2018 military operation of the Syrian civil war

On 19 February 2018, heavy clashes erupted between the newly established Syrian Liberation Front, which consists of Ahrar al-Sham and the Nour al-Din al-Zenki Movement, backed by the Suqour al-Sham Brigades, and Hay'at Tahrir al-Sham (HTS) in the western Aleppo Governorate. The conflict soon spread to the Idlib Governorate and the SLF captured several towns from HTS. A ceasefire between the two groups was reached on 24 April 2018. Fighting again resumed on 1 January 2019, ending with a total HTS military victory on 9 January.

==Background==

Tahrir al-Sham was formed by five Salafi rebel groups in Syria, including the al-Nusra Front and the Nour al-Din al-Zenki Movement, on 28 January 2017. During clashes between Tahrir al-Sham and Ahrar al-Sham, however, Nour al-Din al-Zenki refused to fight Ahrar al-Sham and defected from HTS. Violent clashes then erupted between Zenki and HTS in western Aleppo and northern Idlib between August and November 2017.
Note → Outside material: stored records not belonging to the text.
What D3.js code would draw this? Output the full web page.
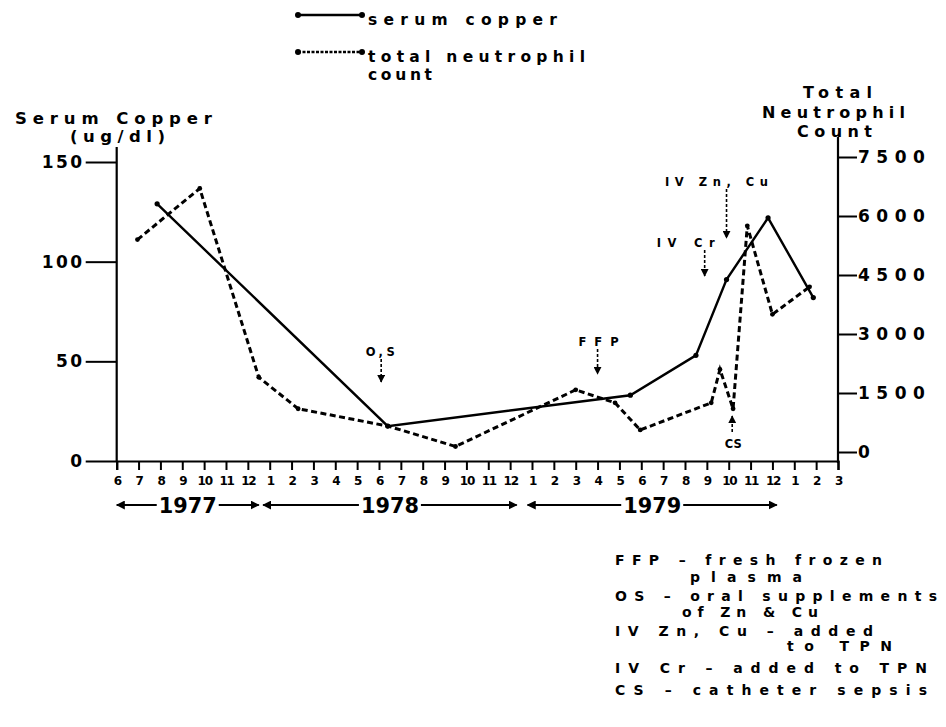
<!DOCTYPE html>
<html><head><meta charset="utf-8">
<script src="https://cdn.jsdelivr.net/npm/d3@7"></script>
<style>
html,body{margin:0;padding:0;background:#fff;}
svg{display:block;font-family:"DejaVu Sans",Arial,sans-serif;font-weight:bold;}
svg text{font-weight:bold;fill:#000;}
</style></head><body>
<svg id="chart" width="946" height="727"></svg>
<script>
// ---- data (month index counted from June 1977 = 0) ----
const monthLabels = ["6","7","8","9","10","11","12","1","2","3","4","5","6","7","8","9","10","11","12","1","2","3","4","5","6","7","8","9","10","11","12","1","2","3"];
const copperMonth = [1.85, 12.4, 23.5, 26.5, 27.9, 29.8, 31.87];
const copperValue = [129, 17.5, 33, 53, 91, 122, 82];
const neutroMonth = [0.95, 3.8, 6.5, 8.3, 12.4, 15.5, 21.0, 22.8, 23.95, 27.2, 27.6, 28.2, 28.85, 30.0, 31.7];
const neutroValue = [5400, 6700, 1900, 1100, 660, 140, 1580, 1250, 560, 1250, 2100, 1100, 5750, 3500, 4200];
const copperTicks = [0, 50, 100, 150];
const neutroTicks = [0, 1500, 3000, 4500, 6000, 7500];
const years = [{label:"1977", from:0, to:6.5}, {label:"1978", from:6.7, to:18.3}, {label:"1979", from:18.8, to:30.2}];
const events = [
  {label:"O,S", month:12.1, top:"above", y1:356, y2:382, w:29, dx:-1},
  {label:"FFP", month:22.0, top:"above", y1:346, y2:374, w:40, dx:1},
  {label:"IV Zn, Cu", month:27.9, top:"above", y1:186, y2:238, w:103, dx:-10},
  {label:"IV Cr", month:26.9, top:"above", y1:247, y2:276, w:58, dx:-19},
  {label:"CS", month:28.16, top:"below", y1:434, y2:416, w:17, dx:1}
];
const notes = [
  {t:"FFP – fresh frozen", x:615, y:565, w:267},
  {t:"plasma", x:690, y:582, w:112},
  {t:"OS – oral supplements", x:615, y:601, w:322},
  {t:"of Zn & Cu", x:682, y:617, w:136},
  {t:"IV Zn, Cu – added", x:615, y:636, w:258},
  {t:"to TPN", x:787, y:651, w:105},
  {t:"IV Cr – added to TPN", x:615, y:673, w:312},
  {t:"CS – catheter sepsis", x:615, y:695, w:312}
];

const svg = d3.select("#chart");
svg.append("rect").attr("width",946).attr("height",727).attr("fill","#fff");

const x = d3.scaleLinear().domain([0, 33]).range([116.7, 838]);
const yL = d3.scaleLinear().domain([0, 150]).range([461, 162]);
const yR = d3.scaleLinear().domain([0, 7500]).range([452, 157]);

svg.append("defs").append("marker").attr("id","ah").attr("viewBox","0 0 10 10")
  .attr("refX",9).attr("refY",5).attr("markerWidth",5).attr("markerHeight",5).attr("orient","auto-start-reverse")
  .append("path").attr("d","M0,0 L10,5 L0,10 z").attr("fill","#000");

const FF = "DejaVu Sans, Arial, sans-serif";

// left axis
const gL = svg.append("g").attr("transform","translate(116.7,0)")
  .call(d3.axisLeft(yL).tickValues(copperTicks).tickSize(31).tickPadding(1));
gL.select(".domain").remove();
gL.selectAll(".tick line").attr("stroke","#000").attr("stroke-width",2);
gL.selectAll(".tick text").attr("font-size",17).attr("font-family",FF).style("letter-spacing","2.5px");
svg.append("line").attr("x1",116.7).attr("x2",116.7).attr("y1",147).attr("y2",462).attr("stroke","#000").attr("stroke-width",2.2);

// right axis
const gR = svg.append("g").attr("transform","translate(838,0)")
  .call(d3.axisRight(yR).tickValues(neutroTicks).tickFormat(d3.format("d")).tickSize(19).tickPadding(1));
gR.select(".domain").remove();
gR.selectAll(".tick line").attr("stroke","#000").attr("stroke-width",2);
gR.selectAll(".tick text").attr("font-size",17).attr("font-family",FF).style("letter-spacing","6.5px");
svg.append("line").attr("x1",838).attr("x2",838).attr("y1",137).attr("y2",463).attr("stroke","#000").attr("stroke-width",2.2);

// bottom axis
const gB = svg.append("g").attr("transform","translate(0,461)")
  .call(d3.axisBottom(x).tickValues(d3.range(monthLabels.length)).tickFormat(i => monthLabels[i]).tickSize(9).tickPadding(6));
gB.select(".domain").attr("stroke","#000").attr("stroke-width",2.2);
gB.selectAll(".tick line").attr("stroke","#000").attr("stroke-width",2);
gB.selectAll(".tick text").attr("font-size",12).attr("font-family",FF).style("letter-spacing","-1.3px");

// year arrows
years.forEach(yv => {
  const x1 = x(yv.from), x2 = x(yv.to), cx = (x1 + x2) / 2;
  const tw = 58;
  svg.append("text").attr("x", cx).attr("y", 513).attr("text-anchor","middle").attr("font-family",FF)
    .attr("font-size",21).attr("textLength",tw).attr("lengthAdjust","spacingAndGlyphs").text(yv.label);
  svg.append("line").attr("x1",cx - tw/2 - 2).attr("x2",x1).attr("y1",505).attr("y2",505)
    .attr("stroke","#000").attr("stroke-width",1.8).attr("marker-end","url(#ah)");
  svg.append("line").attr("x1",cx + tw/2 + 2).attr("x2",x2).attr("y1",505).attr("y2",505)
    .attr("stroke","#000").attr("stroke-width",1.8).attr("marker-end","url(#ah)");
});

// series
const copper = copperMonth.map((m,i) => [m, copperValue[i]]);
const neutro = neutroMonth.map((m,i) => [m, neutroValue[i]]);
svg.append("path").datum(copper).attr("fill","none").attr("stroke","#000").attr("stroke-width",2.4)
  .attr("d", d3.line().x(d => x(d[0])).y(d => yL(d[1])));
svg.append("path").datum(neutro).attr("fill","none").attr("stroke","#000").attr("stroke-width",3)
  .attr("stroke-dasharray","6,3.5").attr("d", d3.line().x(d => x(d[0])).y(d => yR(d[1])));
svg.selectAll(".pc").data(copper).join("circle").attr("cx",d=>x(d[0])).attr("cy",d=>yL(d[1])).attr("r",2.6).attr("fill","#000");
svg.selectAll(".pn").data(neutro).join("circle").attr("cx",d=>x(d[0])).attr("cy",d=>yR(d[1])).attr("r",2.4).attr("fill","#000");

// event annotations
events.forEach(e => {
  const ex = x(e.month);
  const ty = e.top === "above" ? e.y1 : e.y1 + 14;
  svg.append("text").attr("x", ex + e.dx).attr("y", ty).attr("text-anchor","middle").attr("font-size",11.5).attr("font-family",FF)
    .attr("textLength", e.w).attr("lengthAdjust","spacing").text(e.label);
  svg.append("line").attr("x1",ex).attr("x2",ex).attr("y1", e.top === "above" ? e.y1 + 3 : e.y1 - 2).attr("y2",e.y2)
    .attr("stroke","#000").attr("stroke-width",1.6).attr("stroke-dasharray","3,2").attr("marker-end","url(#ah)");
});

// axis titles
function txt(t, xx, yy, w, fs) {
  const el = svg.append("text").attr("x",xx).attr("y",yy).attr("font-size",fs).attr("font-family",FF).text(t);
  if (w) el.attr("textLength",w).attr("lengthAdjust","spacing");
  return el;
}
txt("Serum Copper", 15, 124, 197, 16.5);
txt("(ug/dl)", 70, 142, 95, 16.5);
txt("Total", 803, 98, 69, 16);
txt("Neutrophil", 762, 118, 143, 16);
txt("Count", 797, 137, 75, 16);

// top legend
svg.append("line").attr("x1",298).attr("x2",362).attr("y1",15).attr("y2",15).attr("stroke","#000").attr("stroke-width",2.4);
svg.append("line").attr("x1",298).attr("x2",362).attr("y1",52).attr("y2",52).attr("stroke","#000").attr("stroke-width",2.4).attr("stroke-dasharray","3,1.5");
[[298,15],[362,15],[298,52],[362,52]].forEach(p => svg.append("circle").attr("cx",p[0]).attr("cy",p[1]).attr("r",3).attr("fill","#000"));
txt("serum copper", 368, 25, 189, 15.5);
txt("total neutrophil", 368, 62, 217, 15.5);
txt("count", 368, 80, 64, 15.5);

// bottom notes
notes.forEach(n => txt(n.t, n.x, n.y, n.w, 14));
</script>
</body></html>
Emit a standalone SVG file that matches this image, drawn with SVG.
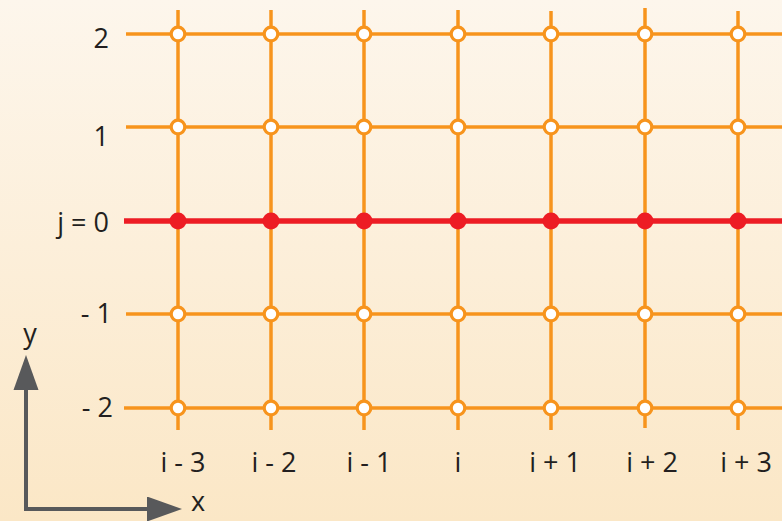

On 18 February 2018, Ahrar al-Sham and the Nour al-Din al-Zenki Movement announced a merger which established the Syrian Liberation Front. According to Sam Heller of the International Crisis Group, the formation of the Syrian Liberation Front was an attempt by Ahrar al-Sham and the Zenki Movement to create a "counterweight" against the dominance of Tahrir al-Sham in northwestern Syria. HTS reportedly prepared to attack Zenki prior to the merger.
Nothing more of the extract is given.